Moreover, the evidence was sufficient to establish that appellants willfully and maliciously destroyed the fences. By their own account, appellants cut holes in the fences to enter the base. Relying on that fact alone, the jury could easily have found beyond a reasonable doubt that appellants cut the fences intending to destroy or injure them. See 18 U.S.C. § 1363. Accordingly, appellants' convictions are
AFFIRMED.
In 1948, Congress added §§ 81 and 1363 to title 18. See 62 Stat. 688, 764. A Reviser's Note in the printed U.S. Code explains that the two provisions were intended to operate in parallel: "Based on title 18, U.S.C., 1940 ed., §§ 464, 465.... Sections were consolidated and rewritten both as to form and substance and that part of each section relating to destruction of property by means other than burning constitutes section 1363 of this title." 18 U.S.C. § 81 (1952).

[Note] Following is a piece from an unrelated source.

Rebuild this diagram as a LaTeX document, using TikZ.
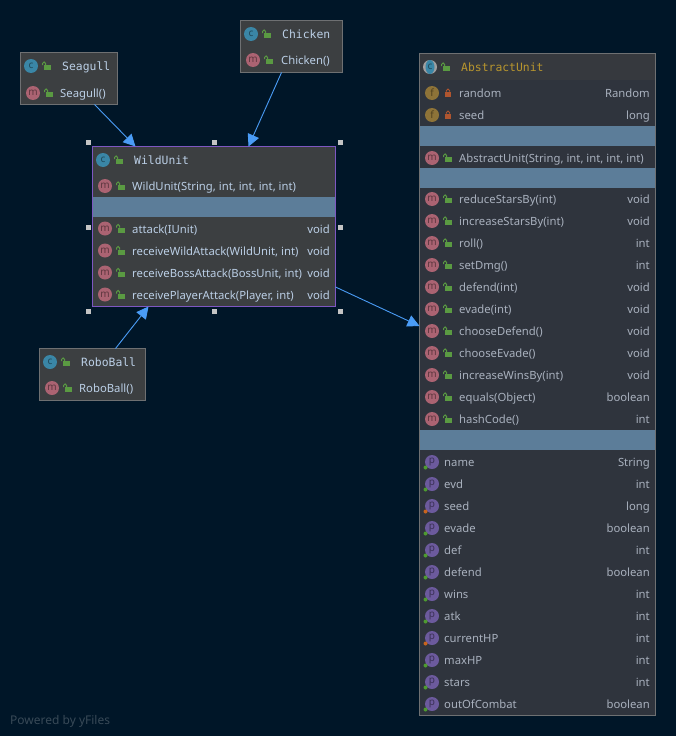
\documentclass[tikz,border=0pt]{standalone}
\usepackage{fontspec}
\setmainfont{Noto Sans}
\newfontfamily\titlefont{DejaVu Sans Mono}
\usetikzlibrary{arrows.meta,calc}
\definecolor{bgc}{HTML}{001628}
\definecolor{boxc}{HTML}{3C3F41}
\definecolor{absc}{HTML}{2F343D}
\definecolor{abshead}{HTML}{36393E}
\definecolor{edgec}{HTML}{6E7072}
\definecolor{sepc}{HTML}{5C7D99}
\definecolor{selc}{HTML}{7E57C2}
\definecolor{txtc}{HTML}{BBCFE6}
\definecolor{atxt}{HTML}{A9B1BE}
\definecolor{arrowc}{HTML}{4A9CF6}
\definecolor{iconc}{HTML}{3A86A6}
\definecolor{iconm}{HTML}{AB6372}
\definecolor{iconf}{HTML}{8E7338}
\definecolor{iconp}{HTML}{6C5A9D}
\definecolor{lockg}{HTML}{5A9A42}
\definecolor{lockr}{HTML}{B0552F}
\definecolor{dotg}{HTML}{4E9A30}
\definecolor{doto}{HTML}{C8641E}
\definecolor{titlegold}{HTML}{B8962E}
\definecolor{handlec}{HTML}{C4C4C4}
\tikzset{
  x=1pt,y=-1pt,
  classbox/.style={draw=edgec,fill=boxc,line width=1pt,rectangle,inner sep=0pt,outer sep=0pt,anchor=north west},
  inherit/.style={draw=arrowc,line width=0.9pt,-{Triangle[length=12pt,width=12pt,fill=arrowc]},shorten >=0pt},
  handle/.style={fill=handlec,draw=none,rectangle,inner sep=0pt,minimum size=5pt},
  lbl/.style={anchor=base west,inner sep=0pt,font=\fontsize{11.3}{13}\selectfont},
  rlbl/.style={anchor=base east,inner sep=0pt,font=\fontsize{11.3}{13}\selectfont},
  ttl/.style={anchor=base west,inner sep=0pt,font=\titlefont\fontsize{11.4}{13}\selectfont},
  icn/.style={circle,inner sep=0pt,minimum size=14pt,font=\fontsize{10}{10}\selectfont},
}
% icon: x, y, fill colour, letter, name
\newcommand{\icn}[5]{\node[icn,fill=#3,text=#3!55!black] (#5) at (#1,#2) {#4};}
% open green lock
\newcommand{\oplock}[2]{%
  \fill[lockg] (#1-2.5,#2-1) rectangle (#1+4.5,#2+4);
  \draw[lockg,line width=1pt] (#1-3.5,#2-1) -- (#1-3.5,#2-2.5) arc[start angle=180,end angle=0,x radius=1.6pt,y radius=1.6pt] -- (#1-0.3,#2-1);}
% closed red lock
\newcommand{\cllock}[2]{%
  \fill[lockr] (#1-3,#2-1.3) rectangle (#1+3,#2+4);
  \draw[lockr,line width=1pt] (#1-1.6,#2-1.3) -- (#1-1.6,#2-2.4) arc[start angle=180,end angle=0,x radius=1.6pt,y radius=1.6pt] -- (#1+1.6,#2-1.3);}
% method row: icon x, lock x, text x, y, text, right text, right x, text colour
\newcommand{\mrow}[8]{%
  \icn{#1}{#4}{iconm}{m}{mi#1x#4}
  \oplock{#2}{#4}
  \node[lbl,text=#8] (mt#1x#4) at (#3,#4+4.8) {#5};
  \node[rlbl,text=#8] (mr#1x#4) at (#7,#4+4.8) {#6};}
\newcommand{\frow}[3]{%
  \icn{432}{#1}{iconf}{f}{fi#1}
  \cllock{448}{#1}
  \node[lbl,text=atxt] (ft#1) at (459,#1+4.8) {#2};
  \node[rlbl,text=atxt] (fr#1) at (650,#1+4.8) {#3};}
\newcommand{\prow}[4]{%
  \icn{432}{#1}{iconp}{p}{pi#1}
  \fill[#4] (425.5,#1+5.5) circle[radius=2pt];
  \node[lbl,text=atxt] (pt#1) at (444,#1+4.8) {#2};
  \node[rlbl,text=atxt] (pr#1) at (650,#1+4.8) {#3};}
\begin{document}
\begin{tikzpicture}
\useasboundingbox (0,0) rectangle (676,736);
\fill[bgc] (0,0) rectangle (676,736);
\node[anchor=base west,inner sep=0pt,text=white!22!bgc,font=\fontsize{12}{14}\selectfont] (yf) at (10,724) {Powered by yFiles};

% ---------- Abstract unit
\node[classbox,fill=absc,minimum width=236pt,minimum height=662pt] (abs) at (419.5,53.5) {};
\fill[abshead] (420,54) rectangle (655,80);
\fill[sepc] (420,126) rectangle (655,146);
\fill[sepc] (420,168) rectangle (655,188);
\fill[sepc] (420,430) rectangle (655,450);
\fill[gray!75] (430,67) circle[radius=7pt];
\fill[iconc] (430,67) ellipse[x radius=4.5pt,y radius=7pt];
\node[inner sep=0pt,text=iconc!55!black,font=\fontsize{10}{10}\selectfont] (absl) at (430,67) {c};
\oplock{445}{67}
\node[ttl,text=titlegold] (abst) at (461,71) {AbstractUnit};
\frow{93}{random}{Random}
\frow{115}{seed}{long}
\mrow{432}{447}{459}{158}{AbstractUnit(String, int, int, int, int)}{}{650}{atxt}
\mrow{432}{447}{459}{199}{reduceStarsBy(int)}{void}{650}{atxt}
\mrow{432}{447}{459}{221}{increaseStarsBy(int)}{void}{650}{atxt}
\mrow{432}{447}{459}{243}{roll()}{int}{650}{atxt}
\mrow{432}{447}{459}{265}{setDmg()}{int}{650}{atxt}
\mrow{432}{447}{459}{287}{defend(int)}{void}{650}{atxt}
\mrow{432}{447}{459}{309}{evade(int)}{void}{650}{atxt}
\mrow{432}{447}{459}{331}{chooseDefend()}{void}{650}{atxt}
\mrow{432}{447}{459}{353}{chooseEvade()}{void}{650}{atxt}
\mrow{432}{447}{459}{375}{increaseWinsBy(int)}{void}{650}{atxt}
\mrow{432}{447}{459}{397}{equals(Object)}{boolean}{650}{atxt}
\mrow{432}{447}{459}{419}{hashCode()}{int}{650}{atxt}
\prow{462}{name}{String}{dotg}
\prow{484}{evd}{int}{dotg}
\prow{506}{seed}{long}{doto}
\prow{528}{evade}{boolean}{dotg}
\prow{550}{def}{int}{dotg}
\prow{572}{defend}{boolean}{dotg}
\prow{594}{wins}{int}{dotg}
\prow{616}{atk}{int}{dotg}
\prow{638}{currentHP}{int}{doto}
\prow{660}{maxHP}{int}{dotg}
\prow{682}{stars}{int}{dotg}
\prow{704}{outOfCombat}{boolean}{dotg}

% ---------- WildUnit
\node[classbox,draw=selc,minimum width=243pt,minimum height=160pt] (wild) at (92.5,146.5) {};
\fill[sepc] (93,197) rectangle (335,217);
\icn{103}{160}{iconc}{c}{wci}
\oplock{118}{160}
\node[ttl,text=txtc] (wt) at (134,164) {WildUnit};
\mrow{105}{120}{132}{186}{WildUnit(String, int, int, int, int)}{}{330}{txtc}
\mrow{105}{120}{132}{228.5}{attack(IUnit)}{void}{330}{txtc}
\mrow{105}{120}{132}{250.5}{receiveWildAttack(WildUnit, int)}{void}{330}{txtc}
\mrow{105}{120}{132}{272.5}{receiveBossAttack(BossUnit, int)}{void}{330}{txtc}
\mrow{105}{120}{132}{294.5}{receivePlayerAttack(Player, int)}{void}{330}{txtc}
\foreach \hx/\hy/\hn in {88/142/a,214/142/b,340/142/c,88/227/d,340/227/e,88/311/f,214/311/g,340/311/h}
  \node[handle] (h\hn) at (\hx,\hy) {};

% ---------- Seagull
\node[classbox,minimum width=97pt,minimum height=52pt] (sea) at (20.5,52.5) {};
\icn{31}{66}{iconc}{c}{sci}
\oplock{46}{66}
\node[ttl,text=txtc] (st) at (62,70) {Seagull};
\mrow{33}{48}{60}{93}{Seagull()}{}{110}{txtc}

% ---------- Chicken
\node[classbox,minimum width=102pt,minimum height=52pt] (chi) at (240.5,20.5) {};
\icn{251}{34}{iconc}{c}{cci}
\oplock{266}{34}
\node[ttl,text=txtc] (ct) at (282,38) {Chicken};
\mrow{253}{268}{281}{60}{Chicken()}{}{335}{txtc}

% ---------- RoboBall
\node[classbox,minimum width=106pt,minimum height=52pt] (rob) at (39.5,348.5) {};
\icn{50}{362}{iconc}{c}{rci}
\oplock{65}{362}
\node[ttl,text=txtc] (rt) at (81,366) {RoboBall};
\mrow{52}{67}{79}{388}{RoboBall()}{}{140}{txtc}

% ---------- Connectors
\draw[inherit] ([xshift=74pt]sea.south west) -- ([xshift=43pt]wild.north west);
\draw[inherit] ([xshift=41pt]chi.south west) -- ([xshift=156pt]wild.north west);
\draw[inherit] ([xshift=76pt]rob.north west) -- ([xshift=56pt]wild.south west);
\draw[inherit] ([yshift=19.5pt]wild.south east) -- ([yshift=-272.5pt]abs.north west);
\end{tikzpicture}
\end{document}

It is clear from this legislative history that in 1948, Congress bifurcated a statute that had previously covered both arson and other forms of destruction of property into two sections, one addressed to arson and the other addressed to destruction by other means. Therefore, the Court's conclusion in Doe that Congress incorporated the common-law meaning of "maliciously" into § 81 compels the same conclusion with respect to § 1363.